About the author
American economist, historian, and rhetorician (b. 1942), professor emerita at the University of Illinois at Chicago. The author of some twenty books across economics, history, and the philosophy of the field, McCloskey is a prominent classical-liberal thinker; her 'Bourgeois Era' trilogy argues that ideas and dignity, not capital, created the modern world.
Synopsis
Second in McCloskey's 'Bourgeois Era' trilogy, the book systematically knocks down materialist explanations of modern economic growth — thrift, investment, trade, empire, slavery, even good institutions — arguing each is insufficient. What ignited the Great Enrichment, she contends, was a change in attitudes: a new respect for markets, innovation, and the dignity and liberty of ordinary commercial people, especially in the Dutch Republic and Britain.
Core passage idea
Paraphrase · Modern copyrighted workMcCloskey argues that the vast enrichment of the modern world was caused not by capital, trade, or even institutions, but by a change in ideas — a new dignity and liberty accorded to commerce, innovation, and the bourgeoisie.
By making rhetoric and ideas, rather than material forces, the cause of modern prosperity, McCloskey challenges both Marxist and mainstream economic history.

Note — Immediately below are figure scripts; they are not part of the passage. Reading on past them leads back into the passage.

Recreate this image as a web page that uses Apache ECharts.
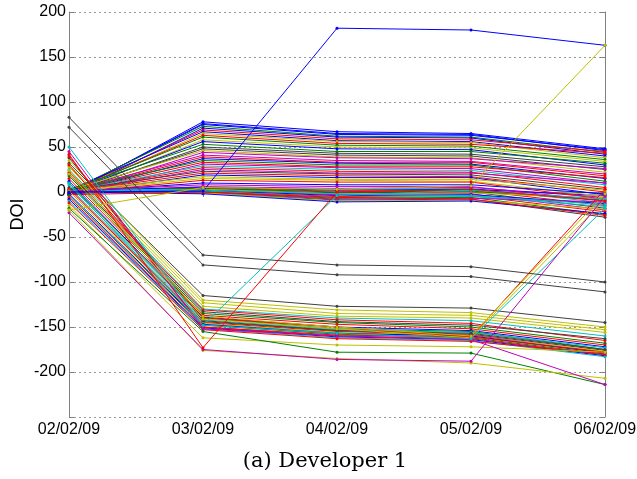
<!DOCTYPE html>
<html>
<head>
<meta charset="utf-8">
<script src="https://cdn.jsdelivr.net/npm/echarts@6/dist/echarts.min.js"></script>
<style>
  html, body { margin: 0; padding: 0; background: #fff; }
  #main { width: 637px; height: 479px; }
</style>
</head>
<body>
<div id="main"></div>
<script>
  // dates on the x axis
  const days = ['02/02/09', '03/02/09', '04/02/09', '05/02/09', '06/02/09']
  const yTicks = [-250, 200, 50]

  // lines that rise on 03/02 and stay up
  const upLines = [
    [-2, 78, 67, 65, 48], [-1, 76, 65, 64, 46], [0, 75, 64, 63, 47], [1, 73, 62, 61, 44],
    [-3, 71, 61, 60, 42], [0, 69, 59, 58, 45], [2, 67, 57, 56, 40], [-1, 65, 56, 55, 38],
    [0, 63, 54, 53, 43], [1, 61, 52, 51, 36], [-2, 58, 50, 49, 34], [0, 56, 48, 47, 30],
    [3, 53, 45, 45, 32], [-1, 50, 43, 42, 28], [0, 48, 41, 40, 25], [2, 46, 39, 38, 22],
    [-2, 44, 38, 37, 26], [1, 41, 35, 34, 20], [0, 39, 33, 33, 18], [-1, 37, 32, 31, 15],
    [2, 35, 30, 30, 12], [0, 33, 28, 28, 16], [-3, 31, 27, 26, 10], [1, 29, 25, 24, 8],
    [0, 27, 23, 22, 5], [-1, 25, 21, 21, 10], [2, 23, 20, 19, 3], [0, 21, 18, 17, 0],
    [-2, 19, 16, 16, -3], [1, 17, 14, 14, 2], [0, 15, 13, 12, -5], [-1, 13, 11, 11, -8],
    [0, 10, 8, 8, -2], [1, 8, 6, 6, -10]
  ]
  // lines that stay near zero
  const flatLines = [
    [0, 6, 4, 5, -6], [-1, 5, 3, 4, -12], [2, 5, 2, 3, -4], [0, 4, 1, 2, -15],
    [1, 4, 0, 1, -9], [-2, 3, -1, 0, -18], [0, 3, -2, -1, -7], [1, 2, -3, -2, -20],
    [-1, 2, -4, -3, -13], [0, 1, -5, -4, -22], [2, 1, -6, -5, -16], [0, 0, -7, -6, -25],
    [-1, 0, -8, -7, -11], [1, -1, -9, -8, -28], [0, -1, -10, -9, -19], [0, -2, -11, -10, -24],
    [-3, 0, -6, -8, -26], [4, 2, -2, -4, -14]
  ]
  // lines that drop on 03/02
  const downLines = [
    [32, -115, -127, -129, -145], [35, -120, -131, -134, -150], [30, -123, -135, -137, -153],
    [28, -127, -138, -140, -156], [25, -130, -140, -143, -160], [22, -131, -142, -146, -165],
    [20, -133, -144, -148, -163], [18, -135, -145, -150, -168], [15, -137, -147, -152, -170],
    [12, -139, -150, -154, -172], [10, -140, -152, -155, -175], [8, -142, -153, -156, -173],
    [5, -144, -154, -158, -176], [3, -145, -155, -159, -178], [1, -146, -156, -160, -177],
    [-2, -147, -157, -160, -179], [-4, -148, -158, -162, -180], [-6, -150, -160, -163, -181],
    [-8, -151, -161, -164, -182], [-10, -152, -162, -165, -183], [-12, -153, -163, -166, -180],
    [38, -143, -154, -157, -175], [40, -150, -159, -161, -178], [-15, -162, -170, -172, -178],
    [-18, -155, -178, -179, -214], [-20, -176, -185, -190, -207], [45, -152, -160, -164, -214]
  ]
  // dropped lines that come back on 06/02
  const backLines = [
    [30, -140, -150, -161, 3], [24, -138, -150, -160, -2], [20, -141, -152, -162, -8],
    [10, -148, -157, -163, -18], [-23, -175, -186, -188, -5]
  ]
  // single odd lines
  const grayLines = [[83, -70, -81, -83, -100], [72, -81, -92, -94, -111]]
  const jumpLines = [[50, -148, -4, 2, -8], [42, -173, 0, 3, -10]]
  const blueLine = [0, 1, 182, 180, 163]
  const yellowLine = [-20, 5, 3, 7, 163]

  // matlab colour order
  const palette = { b: '#0000ff', g: '#008000', r: '#ff0000', c: '#00bfbf', m: '#bf00bf', y: '#bfbf00', k: '#404040' }
  const upColors = 'bbbgbrbyrgybgkkymmrbgrmcrmkrbyyrbm'
  const flatColors = 'mcbrgkymbrcgmkybrc'
  const downColors = 'kyyycrkgrbgckrybgrbcrkrygym'
  const backColors = 'ryycm'

  function makeSeries (rows, colors) {
    return rows.map((r, i) => ({
      type: 'line',
      data: r,
      symbol: 'circle',
      symbolSize: 3,
      color: palette[colors[i % colors.length]],
      lineStyle: { width: 1 },
      emphasis: { disabled: true }
    }))
  }

  const series = [].concat(
    makeSeries(flatLines, flatColors),
    makeSeries(upLines, upColors),
    makeSeries(downLines, downColors),
    makeSeries(backLines, backColors),
    makeSeries(grayLines, 'kk'),
    makeSeries(jumpLines, 'cr'),
    makeSeries([blueLine], 'b'),
    makeSeries([yellowLine], 'y')
  )

  const axisGray = '#808080'
  const tickFont = { color: '#000', fontSize: 16, fontFamily: 'Liberation Sans' }

  const chart = echarts.init(document.getElementById('main'))
  chart.setOption({
    animation: false,
    grid: { left: 69, right: 32, top: 12, bottom: 62, outerBoundsMode: 'none', containLabel: false },
    xAxis: [
      {
        type: 'category',
        data: days,
        boundaryGap: false,
        axisLine: { lineStyle: { color: axisGray } },
        axisTick: { inside: true, length: 5, lineStyle: { color: axisGray } },
        axisLabel: Object.assign({ margin: 5 }, tickFont),
        splitLine: { show: false }
      },
      {
        type: 'category',
        data: days,
        boundaryGap: false,
        position: 'top',
        axisLine: { lineStyle: { color: axisGray } },
        axisTick: { inside: true, length: 5, lineStyle: { color: axisGray } },
        axisLabel: { show: false },
        splitLine: { show: false }
      }
    ],
    yAxis: [
      {
        type: 'value',
        min: yTicks[0],
        max: yTicks[1],
        interval: yTicks[2],
        name: 'DOI',
        nameLocation: 'middle',
        nameGap: 42,
        nameMoveOverlap: false,
        nameTextStyle: { color: '#000', fontSize: 18, fontFamily: 'Liberation Sans' },
        axisLine: { show: true, lineStyle: { color: axisGray } },
        axisTick: { show: true, inside: true, length: 5, lineStyle: { color: axisGray } },
        axisLabel: Object.assign({
          margin: 3,
          formatter: v => (v === yTicks[0] ? '' : String(v))
        }, tickFont),
        splitLine: { lineStyle: { color: '#999', type: [2, 3], width: 1 } }
      },
      {
        type: 'value',
        min: yTicks[0],
        max: yTicks[1],
        interval: yTicks[2],
        position: 'right',
        axisLine: { show: true, lineStyle: { color: axisGray } },
        axisTick: { show: true, inside: true, length: 5, lineStyle: { color: axisGray } },
        axisLabel: { show: false },
        splitLine: { show: false }
      }
    ],
    graphic: [
      {
        type: 'text',
        x: 325,
        y: 451,
        style: { text: '(a) Developer 1', fontSize: 21, fontFamily: 'DejaVu Serif', fill: '#000', align: 'center' }
      }
    ],
    series: series
  })
</script>
</body>
</html>
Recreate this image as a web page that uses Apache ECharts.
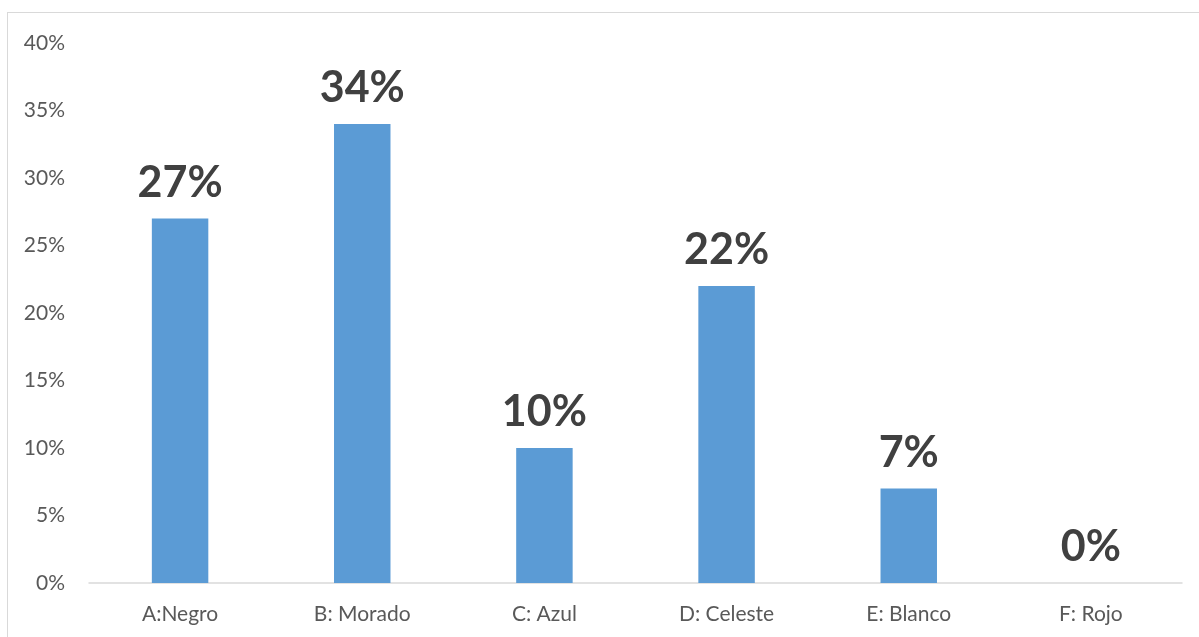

Her claim that respect for commerce unleashed the Great Enrichment is a distinctive classical-liberal account of how the modern world got rich.
To avoid a bubble
Pair with the institutionalist account of Acemoglu and Robinson and with Marxist and Pomeranz-style material explanations (capital, colonies, coal), which McCloskey is arguing against, and weigh whether ideas or institutions and resources did the decisive work.
Reading note
Wide-ranging and conversational. Read it as the ideas-first, classical-liberal rival to institutionalist (Acemoglu) and materialist (Marxist) explanations of the rise of the modern economy.
Best paired with
Daron Acemoglu and James A. Robinson, Why Nations Fail; Max Weber, The Protestant Ethic and the Spirit of Capitalism.